Retailers have also expressed their frustration with Government over the complexity of current regulations and the short-notice nature of its introduction.
One UK business, which asked not be named, criticised suggestions that there is nothing preventing the transport of parcels to Northern Ireland.
“It cannot be a surprise to HMRC to discover that large businesses plan their technology programmes months in advance and that these cannot simply be switched on or off instantaneously.”
The BRC said that parcel regulations were only confirmed 18 hours before they came into force.
Another unnamed retailer accused the Government of “moving the goalposts” just days before the UK officially left the EU.
“We had been advised that our system just needed to show product codes but were told we needed more info on December 28 or 29,” it added.
“The development of IT systems can’t be done in days so sadly there has been this disruption.”
Mr Connolly said the Government rolled out its customs declarations system in mid-December, its trader support service on December 21, and parcel regulations at the very end of the month.

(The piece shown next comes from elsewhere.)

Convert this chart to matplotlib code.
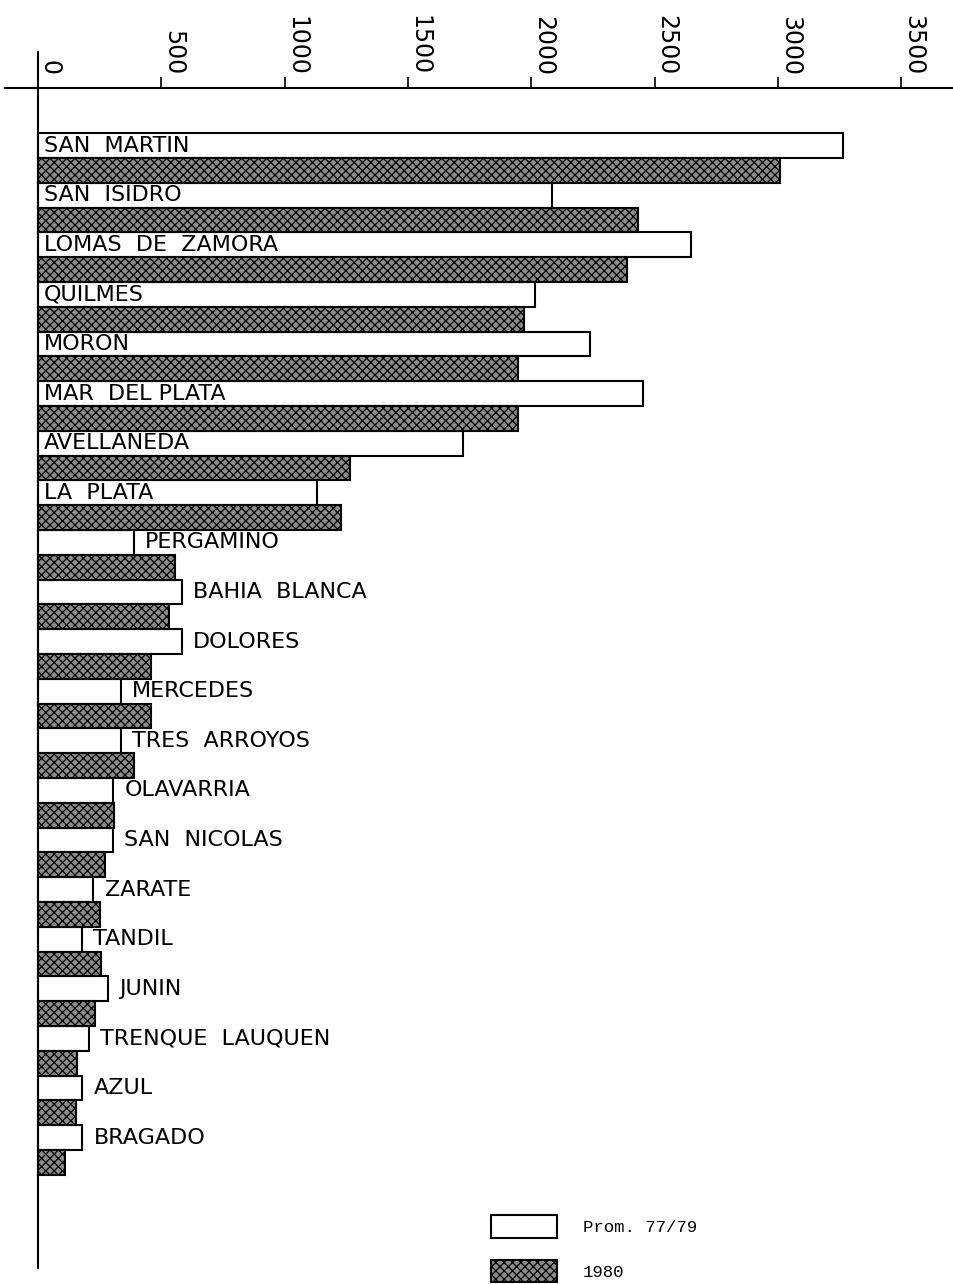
import numpy as np
import matplotlib
matplotlib.use("Agg")
import matplotlib.pyplot as plt

# Partidos de la Provincia de Buenos Aires
partidos = ["SAN  MARTIN", "SAN  ISIDRO", "LOMAS  DE  ZAMORA", "QUILMES", "MORON",
            "MAR  DEL PLATA", "AVELLANEDA", "LA  PLATA", "PERGAMINO", "BAHIA  BLANCA",
            "DOLORES", "MERCEDES", "TRES  ARROYOS", "OLAVARRIA", "SAN  NICOLAS",
            "ZARATE", "TANDIL", "JUNIN", "TRENQUE  LAUQUEN", "AZUL", "BRAGADO"]
prom_77_79 = [3265, 2085, 2650, 2015, 2240, 2455, 1725, 1130, 390, 585, 585,
              335, 335, 305, 305, 225, 180, 285, 205, 180, 180]
anio_1980 = [3010, 2435, 2390, 1970, 1945, 1945, 1265, 1230, 555, 530, 460,
             460, 390, 310, 270, 250, 255, 230, 160, 155, 110]
xticks = [0, 500, 1000, 1500, 2000, 2500, 3000, 3500]
leyenda = ["Prom. 77/79", "1980"]

W, H = 954, 1284
plt.rcParams['hatch.linewidth'] = 0.9

fig = plt.figure(figsize=(W / 100, H / 100), dpi=100)
ax = fig.add_axes([5 / W, (H - 1268) / H, (W - 5) / W, (1268 - 88) / H])

pos = np.arange(len(partidos))
b1 = ax.barh(pos - 0.25, prom_77_79, height=0.5, color='white',
             edgecolor='black', linewidth=1.5)
b2 = ax.barh(pos + 0.25, anio_1980, height=0.5, facecolor='#8c8c8c',
             edgecolor='black', hatch='xxxx', linewidth=1.5)

# labels: inside the long bars, to the right of the short ones
for i, name in enumerate(partidos):
    if prom_77_79[i] > 1000:
        ax.annotate(name, xy=(0, i - 0.25), xytext=(4, 0), textcoords='offset points',
                    va='center', ha='left', fontsize=16)
    else:
        ax.annotate(name, xy=(prom_77_79[i], i - 0.25), xytext=(8, 0),
                    textcoords='offset points', va='center', ha='left', fontsize=16)

px = 0.2466  # pixels per unit
ax.set_xlim(-33 / px, (W - 38) / px)
ax.set_ylim((1268 - 158) / 49.6, (88 - 158) / 49.6)

ax.xaxis.tick_top()
ax.set_xticks(xticks)
ax.set_xticklabels([str(t) for t in xticks])
ax.tick_params(axis='x', direction='out', length=8, width=1.2, labelsize=17,
               pad=1, labelrotation=-90)
plt.setp(ax.get_xticklabels(), ha='left', va='bottom')
ax.set_yticks([])

for s in ['left', 'right', 'bottom']:
    ax.spines[s].set_visible(False)
ax.spines['top'].set_linewidth(1.5)
ax.axvline(0, ymin=0, ymax=1 + 36 / 1180, color='black', lw=1.5, clip_on=False)

ax.legend([b1, b2], leyenda, loc='lower left', bbox_to_anchor=(491 / W, 2 / H),
          bbox_transform=fig.transFigure, frameon=False,
          prop=dict(family='Liberation Mono', size=12.5),
          handlelength=3.8, handleheight=1.6, labelspacing=1.27,
          handletextpad=1.5, borderpad=0, borderaxespad=0)

fig.savefig("out.png", dpi=100)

Online furniture retailer Made.com is another company which has said it is still currently unable to operate deliveries in Northern Ireland due “to the new customs processes that came into place as part of the Brexit agreement”.
A UK Government spokesperson said: “We continue to work closely with businesses to support the implementation of the new arrangements.
“We have been clear that there are outstanding problems with the Protocol that need to be resolved to ensure trade continues to flow smoothly and there is as little impact as possible on the everyday life of communities.
“We held talks with the EU this week and agreed to intensify work to address all outstanding issues, with the shared objective to find workable solutions on the ground.”